Voter pour une femme parce qu’elle est une femme est un affront que je n’ai pas envie de lui faire. Mais je ne peux pas regarder l’offre électorale comme si les institutions donnaient autant de chances aux femmes qu’aux hommes. Comme si une mère de famille qui se lançait en politique avait les mêmes chances qu’un père de famille. Ce dont je rêve n’est peut-être pas pour maintenant. Peut-être qu’il faut faire aux femmes l’affront de voter pour elles parce qu’elles sont femmes, quitte à mettre aux commandes des incompétentes, des manipulatrices ou des naïves. J’ai du mal à désirer une résistance qui reproduit ce qu’elle prétend combattre. Elle ne mérite même pas le nom de résistance. Elle n’est qu’un bidouillage. Peut-être une étape nécessaire comme le disent certains.
Mais je ne veux pas perdre de vue mon idéal. Je souhaite voter pour la vision du monde qu’une candidate porte, pour le projet qu’elle construit, pour sa capacité à l’insuffler. Et si le fait d’être femme nourrit ses talents et sa vision, tant mieux, comme le fait qu’elle vienne peut-être de la campagne plutôt que de la ville, qu’elle ait vécu à l’étranger, ou que sa famille soit binationale. Je veux lui offrir la chance que son état de femme disparaisse dans sa candidature. Qu’elle puisse dire comme James Baldwin : « Je suis parti vivre en France car j’avais besoin de savoir où s’arrêtait le fait que je sois Noir et où je commençais moi-même. » Je veux pouvoir dire haut et fort qu’une candidate est mauvaise, sans me faire taxer d’anti-féministe.
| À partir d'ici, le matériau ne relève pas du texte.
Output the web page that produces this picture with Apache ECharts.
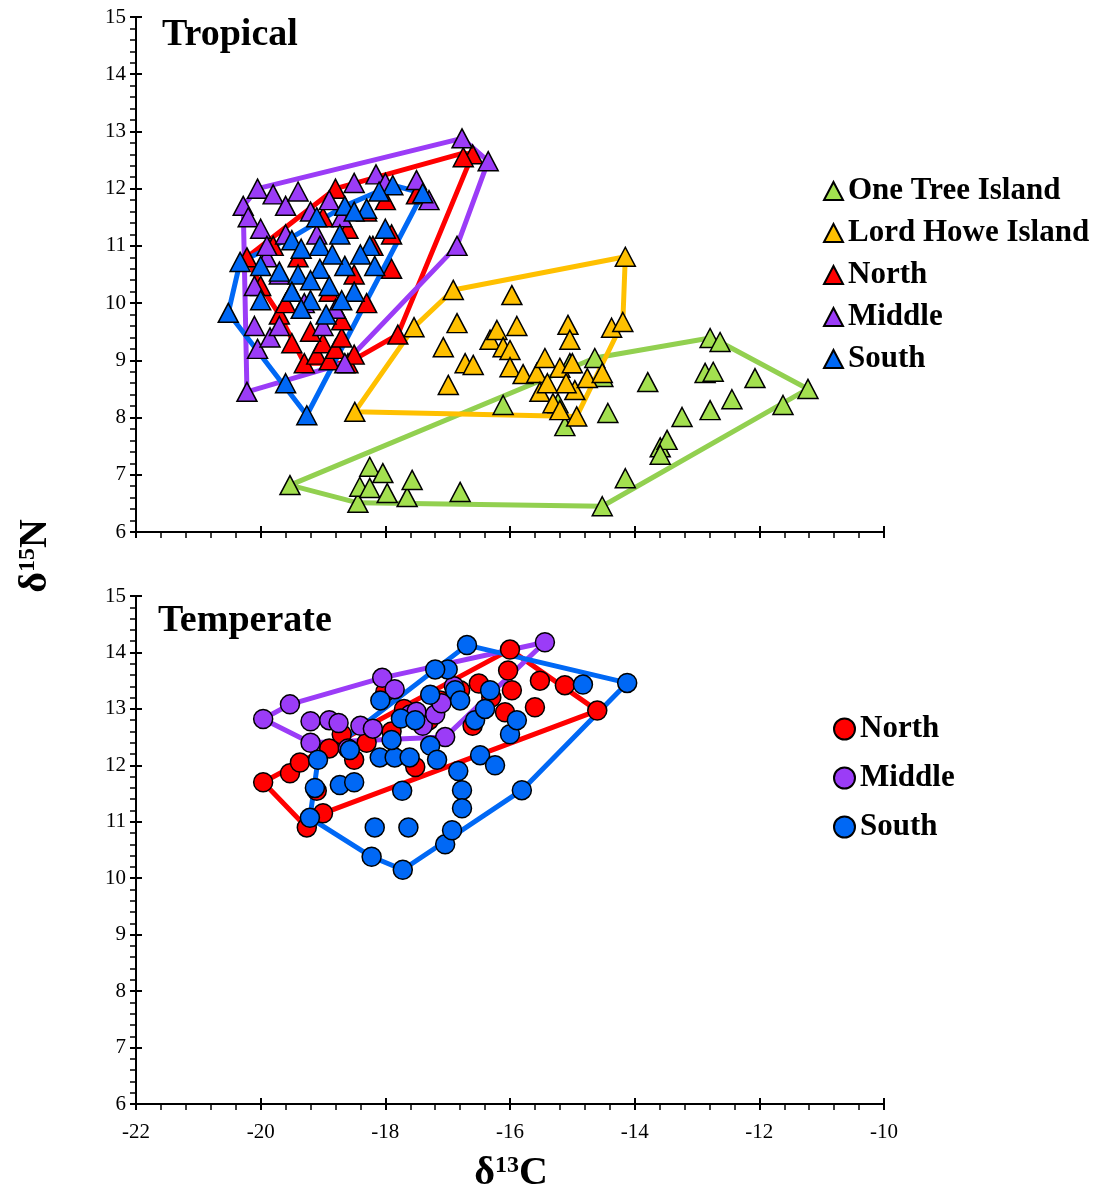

Je veux la respecter au point de ne pas lui épargner ma critique sous prétexte qu’elle est une femme. Et si face à elle se tient un homme compétent, posé, raffiné dans sa pensée et précis dans son projet, je n’ai pas envie d’hésiter.
Qu’une candidate fasse appel à son genre pour me séduire, est à mes yeux une dégradation de sa personne et une insulte à mon intelligence. Qu’elle prétende me représenter parce que nous sommes femmes est une insulte à ce que je suis. Car je ne suis pas que femme. Je suis femme, et bien autre chose. Mes affinités vont bien au-delà de mon sexe. Je ne suis pas une femme qui écrit. Je suis femme, et j’écris.